┌──

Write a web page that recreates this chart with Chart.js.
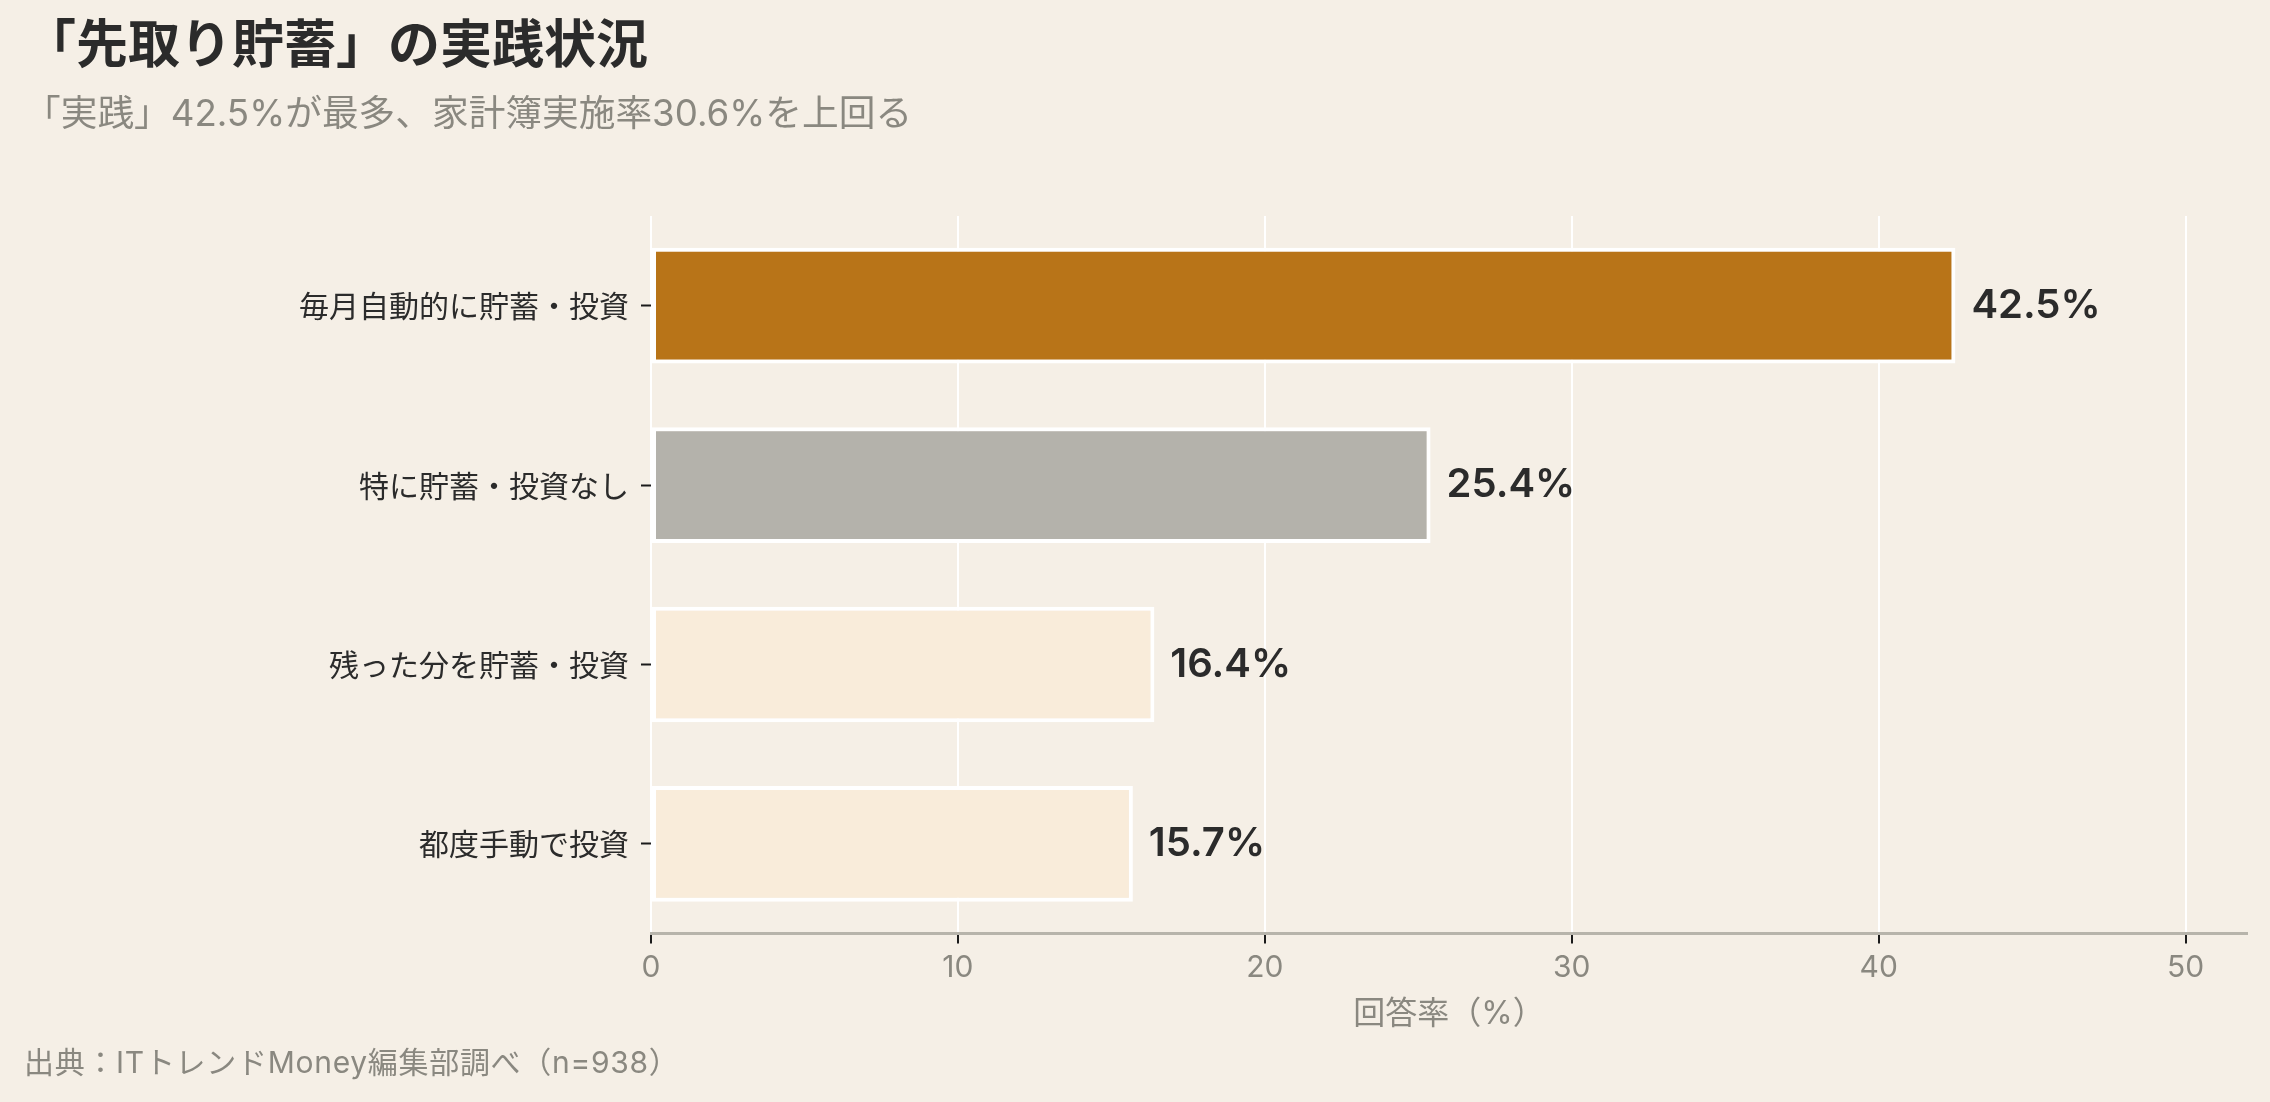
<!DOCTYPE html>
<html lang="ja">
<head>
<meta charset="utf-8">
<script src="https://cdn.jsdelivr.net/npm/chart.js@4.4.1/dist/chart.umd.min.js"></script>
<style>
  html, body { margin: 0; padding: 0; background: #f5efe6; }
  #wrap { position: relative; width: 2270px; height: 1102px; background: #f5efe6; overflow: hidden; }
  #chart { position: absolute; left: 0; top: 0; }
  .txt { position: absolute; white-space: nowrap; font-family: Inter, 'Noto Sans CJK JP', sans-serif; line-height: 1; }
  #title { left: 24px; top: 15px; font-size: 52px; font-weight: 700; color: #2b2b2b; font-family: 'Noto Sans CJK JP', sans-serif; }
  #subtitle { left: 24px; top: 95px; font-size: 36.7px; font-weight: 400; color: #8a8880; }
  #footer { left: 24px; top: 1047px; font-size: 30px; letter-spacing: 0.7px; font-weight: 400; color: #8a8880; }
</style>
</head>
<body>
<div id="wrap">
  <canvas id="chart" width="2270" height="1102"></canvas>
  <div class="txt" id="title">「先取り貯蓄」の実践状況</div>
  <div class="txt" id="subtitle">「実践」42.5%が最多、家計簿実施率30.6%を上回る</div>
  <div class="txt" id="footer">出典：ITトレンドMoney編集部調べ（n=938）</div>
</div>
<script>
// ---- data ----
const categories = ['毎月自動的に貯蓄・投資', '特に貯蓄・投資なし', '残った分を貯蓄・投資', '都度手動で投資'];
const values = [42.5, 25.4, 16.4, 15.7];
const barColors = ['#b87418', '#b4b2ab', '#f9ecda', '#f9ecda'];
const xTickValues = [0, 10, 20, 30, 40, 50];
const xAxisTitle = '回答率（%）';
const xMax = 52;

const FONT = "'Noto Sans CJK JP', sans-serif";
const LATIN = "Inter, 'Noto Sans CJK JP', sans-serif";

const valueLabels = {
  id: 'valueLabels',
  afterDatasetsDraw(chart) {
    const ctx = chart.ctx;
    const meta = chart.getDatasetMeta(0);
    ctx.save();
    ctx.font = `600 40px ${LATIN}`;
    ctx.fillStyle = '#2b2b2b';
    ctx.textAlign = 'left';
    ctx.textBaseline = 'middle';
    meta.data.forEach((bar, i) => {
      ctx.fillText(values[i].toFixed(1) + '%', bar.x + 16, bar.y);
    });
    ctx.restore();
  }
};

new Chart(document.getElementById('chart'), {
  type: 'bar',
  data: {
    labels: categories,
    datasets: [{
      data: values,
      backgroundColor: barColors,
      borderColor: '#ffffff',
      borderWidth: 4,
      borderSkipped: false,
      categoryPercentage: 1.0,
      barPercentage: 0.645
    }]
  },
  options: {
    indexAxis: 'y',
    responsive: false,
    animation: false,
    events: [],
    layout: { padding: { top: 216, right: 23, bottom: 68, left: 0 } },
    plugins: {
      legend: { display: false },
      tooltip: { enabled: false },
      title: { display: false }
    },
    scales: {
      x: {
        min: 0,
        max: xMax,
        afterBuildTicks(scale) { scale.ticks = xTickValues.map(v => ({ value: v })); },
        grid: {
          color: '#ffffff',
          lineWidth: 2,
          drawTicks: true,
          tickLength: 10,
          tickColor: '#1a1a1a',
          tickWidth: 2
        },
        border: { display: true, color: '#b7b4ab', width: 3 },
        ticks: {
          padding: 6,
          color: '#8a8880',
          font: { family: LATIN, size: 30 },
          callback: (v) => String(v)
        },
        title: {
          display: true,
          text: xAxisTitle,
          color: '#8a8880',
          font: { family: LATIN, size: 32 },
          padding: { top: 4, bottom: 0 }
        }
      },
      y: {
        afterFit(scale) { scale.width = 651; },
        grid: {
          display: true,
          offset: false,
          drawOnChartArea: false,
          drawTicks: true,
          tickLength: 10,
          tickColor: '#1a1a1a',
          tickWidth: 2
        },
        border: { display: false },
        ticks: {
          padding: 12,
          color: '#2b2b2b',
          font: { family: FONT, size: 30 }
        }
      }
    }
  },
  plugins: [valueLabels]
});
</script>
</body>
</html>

└──

§ Set exercise
Repeat all of the data above word for word, minus the pictures.

§ Written answer
Write a web page that recreates this chart with Chart.js.
<!DOCTYPE html>
<html lang="ja">
<head>
<meta charset="utf-8">
<script src="https://cdn.jsdelivr.net/npm/chart.js@4.4.1/dist/chart.umd.min.js"></script>
<style>
  html, body { margin: 0; padding: 0; background: #f5efe6; }
  #wrap { position: relative; width: 2270px; height: 1102px; background: #f5efe6; overflow: hidden; }
  #chart { position: absolute; left: 0; top: 0; }
  .txt { position: absolute; white-space: nowrap; font-family: Inter, 'Noto Sans CJK JP', sans-serif; line-height: 1; }
  #title { left: 24px; top: 15px; font-size: 52px; font-weight: 700; color: #2b2b2b; font-family: 'Noto Sans CJK JP', sans-serif; }
  #subtitle { left: 24px; top: 95px; font-size: 36.7px; font-weight: 400; color: #8a8880; }
  #footer { left: 24px; top: 1047px; font-size: 30px; letter-spacing: 0.7px; font-weight: 400; color: #8a8880; }
</style>
</head>
<body>
<div id="wrap">
  <canvas id="chart" width="2270" height="1102"></canvas>
  <div class="txt" id="title">「先取り貯蓄」の実践状況</div>
  <div class="txt" id="subtitle">「実践」42.5%が最多、家計簿実施率30.6%を上回る</div>
  <div class="txt" id="footer">出典：ITトレンドMoney編集部調べ（n=938）</div>
</div>
<script>
// ---- data ----
const categories = ['毎月自動的に貯蓄・投資', '特に貯蓄・投資なし', '残った分を貯蓄・投資', '都度手動で投資'];
const values = [42.5, 25.4, 16.4, 15.7];
const barColors = ['#b87418', '#b4b2ab', '#f9ecda', '#f9ecda'];
const xTickValues = [0, 10, 20, 30, 40, 50];
const xAxisTitle = '回答率（%）';
const xMax = 52;

const FONT = "'Noto Sans CJK JP', sans-serif";
const LATIN = "Inter, 'Noto Sans CJK JP', sans-serif";

const valueLabels = {
  id: 'valueLabels',
  afterDatasetsDraw(chart) {
    const ctx = chart.ctx;
    const meta = chart.getDatasetMeta(0);
    ctx.save();
    ctx.font = `600 40px ${LATIN}`;
    ctx.fillStyle = '#2b2b2b';
    ctx.textAlign = 'left';
    ctx.textBaseline = 'middle';
    meta.data.forEach((bar, i) => {
      ctx.fillText(values[i].toFixed(1) + '%', bar.x + 16, bar.y);
    });
    ctx.restore();
  }
};

new Chart(document.getElementById('chart'), {
  type: 'bar',
  data: {
    labels: categories,
    datasets: [{
      data: values,
      backgroundColor: barColors,
      borderColor: '#ffffff',
      borderWidth: 4,
      borderSkipped: false,
      categoryPercentage: 1.0,
      barPercentage: 0.645
    }]
  },
  options: {
    indexAxis: 'y',
    responsive: false,
    animation: false,
    events: [],
    layout: { padding: { top: 216, right: 23, bottom: 68, left: 0 } },
    plugins: {
      legend: { display: false },
      tooltip: { enabled: false },
      title: { display: false }
    },
    scales: {
      x: {
        min: 0,
        max: xMax,
        afterBuildTicks(scale) { scale.ticks = xTickValues.map(v => ({ value: v })); },
        grid: {
          color: '#ffffff',
          lineWidth: 2,
          drawTicks: true,
          tickLength: 10,
          tickColor: '#1a1a1a',
          tickWidth: 2
        },
        border: { display: true, color: '#b7b4ab', width: 3 },
        ticks: {
          padding: 6,
          color: '#8a8880',
          font: { family: LATIN, size: 30 },
          callback: (v) => String(v)
        },
        title: {
          display: true,
          text: xAxisTitle,
          color: '#8a8880',
          font: { family: LATIN, size: 32 },
          padding: { top: 4, bottom: 0 }
        }
      },
      y: {
        afterFit(scale) { scale.width = 651; },
        grid: {
          display: true,
          offset: false,
          drawOnChartArea: false,
          drawTicks: true,
          tickLength: 10,
          tickColor: '#1a1a1a',
          tickWidth: 2
        },
        border: { display: false },
        ticks: {
          padding: 12,
          color: '#2b2b2b',
          font: { family: FONT, size: 30 }
        }
      }
    }
  },
  plugins: [valueLabels]
});
</script>
</body>
</html>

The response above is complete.